Strong. Emotionless. Powerful. Dominant. Muscular. Those are just a few words used by teen boys to describe traditional manhood. If a male doesn’t fit into those categories, what then? What messages about masculinity are being sent to young men in our society, and — more importantly — which of those messages are our teenage sons taking to heart?

In the eye-opening first conversation of SheKnows’ new “Be a Man” series, we talked to three boys, ages 17-19, who are juggling their desire to forge their own unique identities while still being highly aware of (and feeling some pressure to conform to) traditional masculine ideals.

All the boys seemed to agree that men should be pillars of strength and dependability — which is fine — but it’s a view of masculinity that leaves little to no room for the vulnerable and emotional moments that every human faces.

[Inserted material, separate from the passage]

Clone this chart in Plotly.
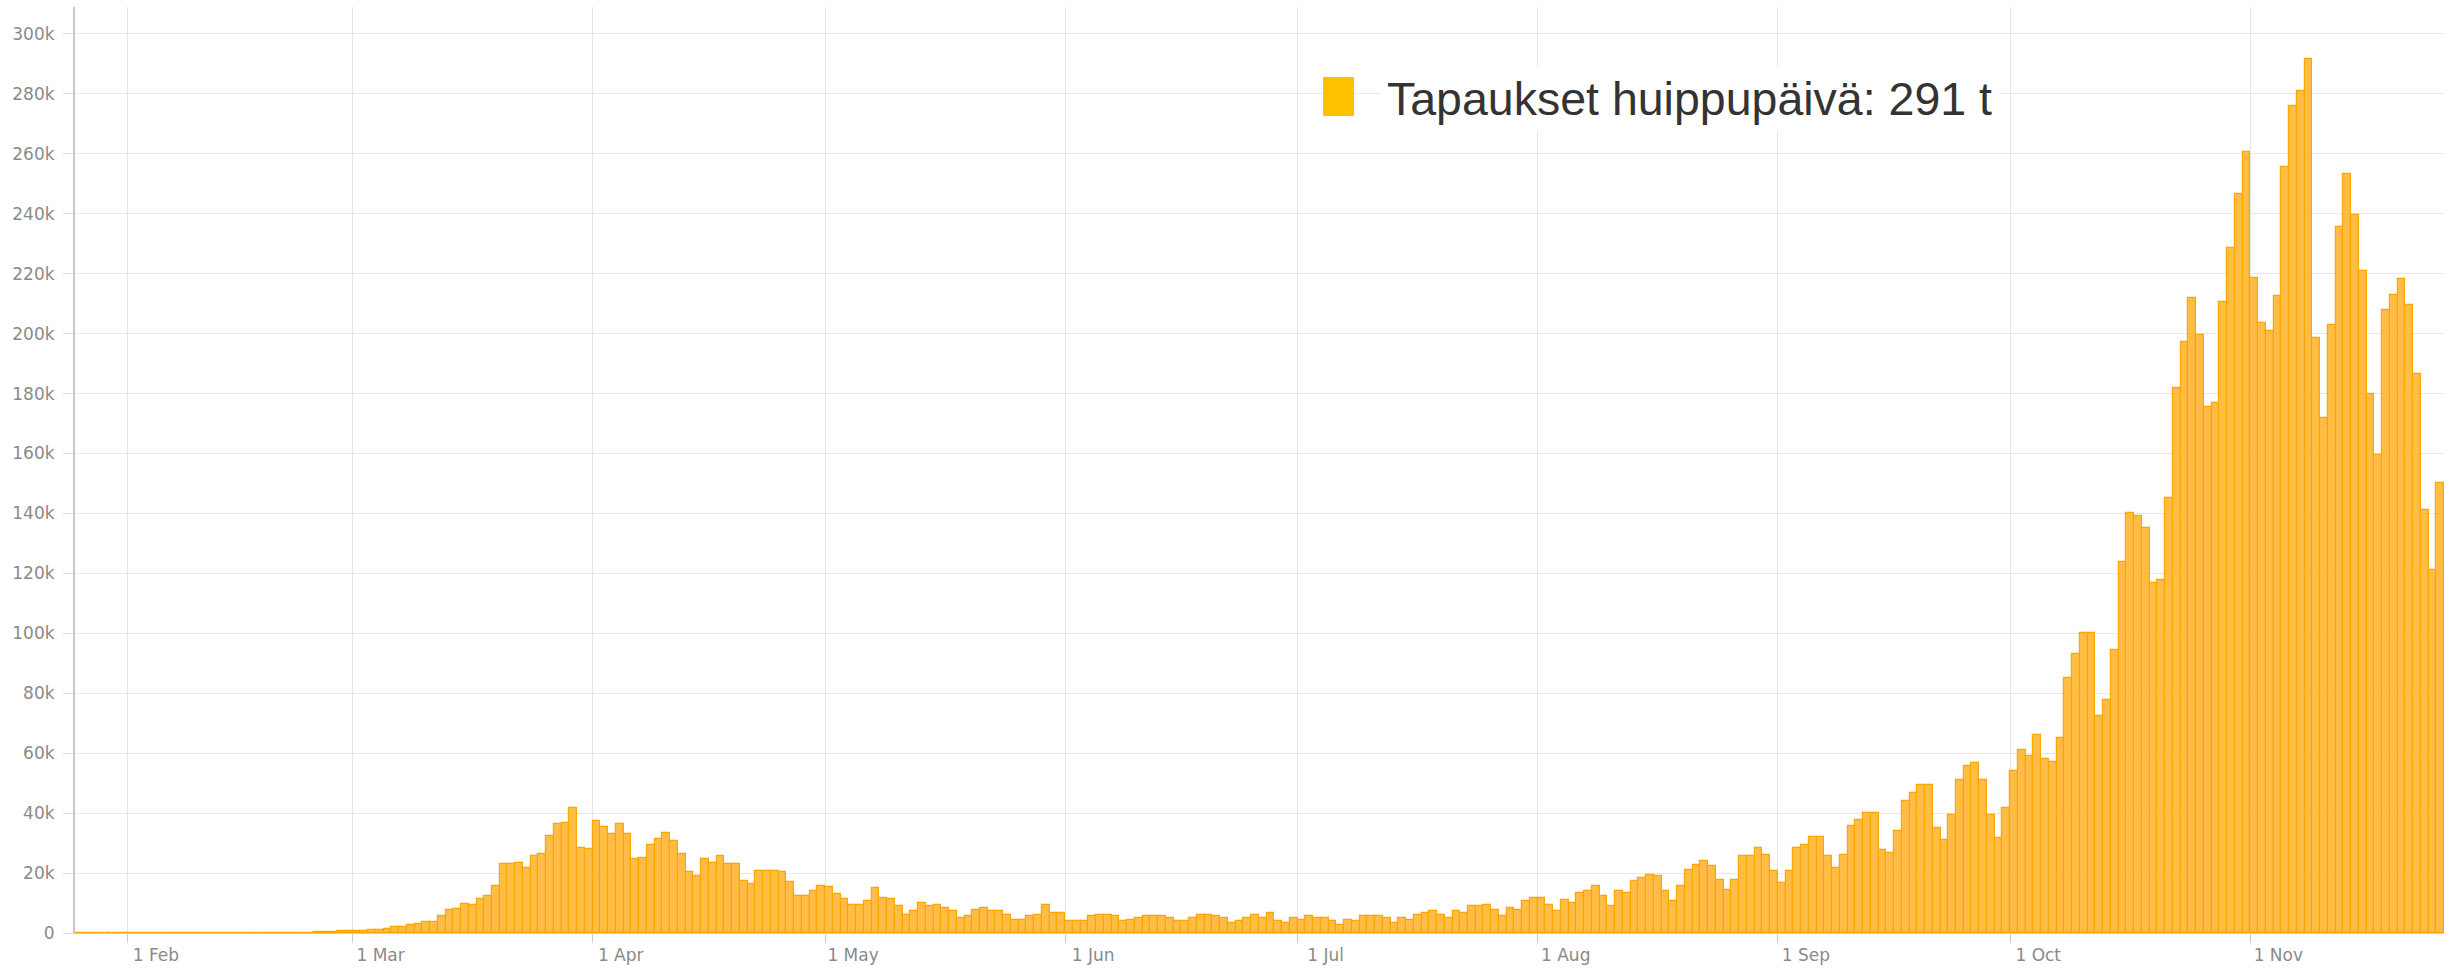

“There’s a negative stigma around crying, or being seen as weak,” says 17-year-old Ajani. And for Ajani, who is Black, there’s a heartbreaking extra layer: “When people make jokes that are prejudiced or racist in some way, I kind of have to be the bigger person by, like, just pushing it down and not really saying as much as I want to say … I also don’t want to be, like, the angry Black teenage boy. The label around that is not very good.”

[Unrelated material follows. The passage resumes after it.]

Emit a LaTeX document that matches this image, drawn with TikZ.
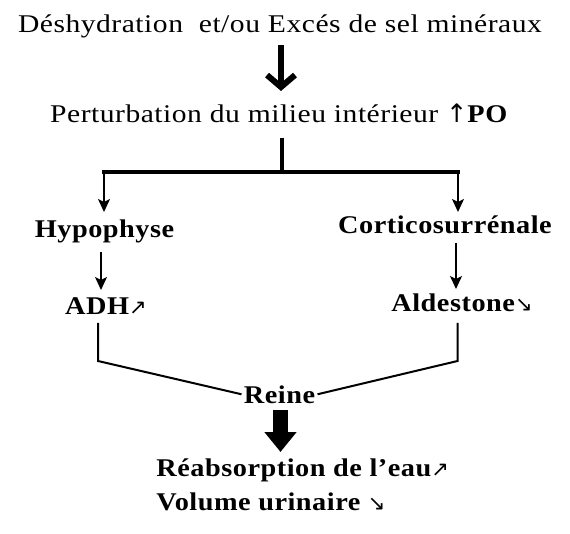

The traditional perception of “real” men as stoic and unemotional isn’t the only pressure teenage boys are facing; there are ongoing conversations about body image and how profoundly it affects girls, but boys are also laboring under certain (often unrealistic) expectations of how they should look.

“One of the challenges of being a teen boy is seeing other boys start to become men as well in high school,” reveals Jack, 18. “For me, I’m pretty short. Seeing other kids start to become taller is especially hard, ’cause you feel like you’re getting left in the dust of the whole ‘manhood’ thing.”

There’s also a sense of feeling the expectation to know exactly what path they’re on — when in reality, very few teenagers have a firm grasp on their future plans.

“There is a lot of pressure on myself, and I think a lot of others too, to have their entire lives figured out, knowing what they have to do in this next chapter of their lives,” says 19-year-old Maverick. “We don’t have all the answers.” That raises the question: Why do boys feel like it isn’t OK to admit they need some guidance?

It’s a problem regularly addressed by professor, author, and podcast host Scott Galloway, who says that young men in America are struggling — and it is partly due to a lack of positive male role models and mentors. “There’s a reflex gag notion when you suggest that a man get involved in a young boy’s life,” Galloway pointed out during a panel at SXSW’s SHE Media Co-Lab, referencing the misconception that there’s something “weird” or “suspicious” about it — when actually, it could be a great help in making these boys feel a little less unmoored.

These issues and more are what SheKnows will be examining throughout the “Be a Man” series; looking at the idea of modern masculinity through the unique lens of the teen boys navigating it.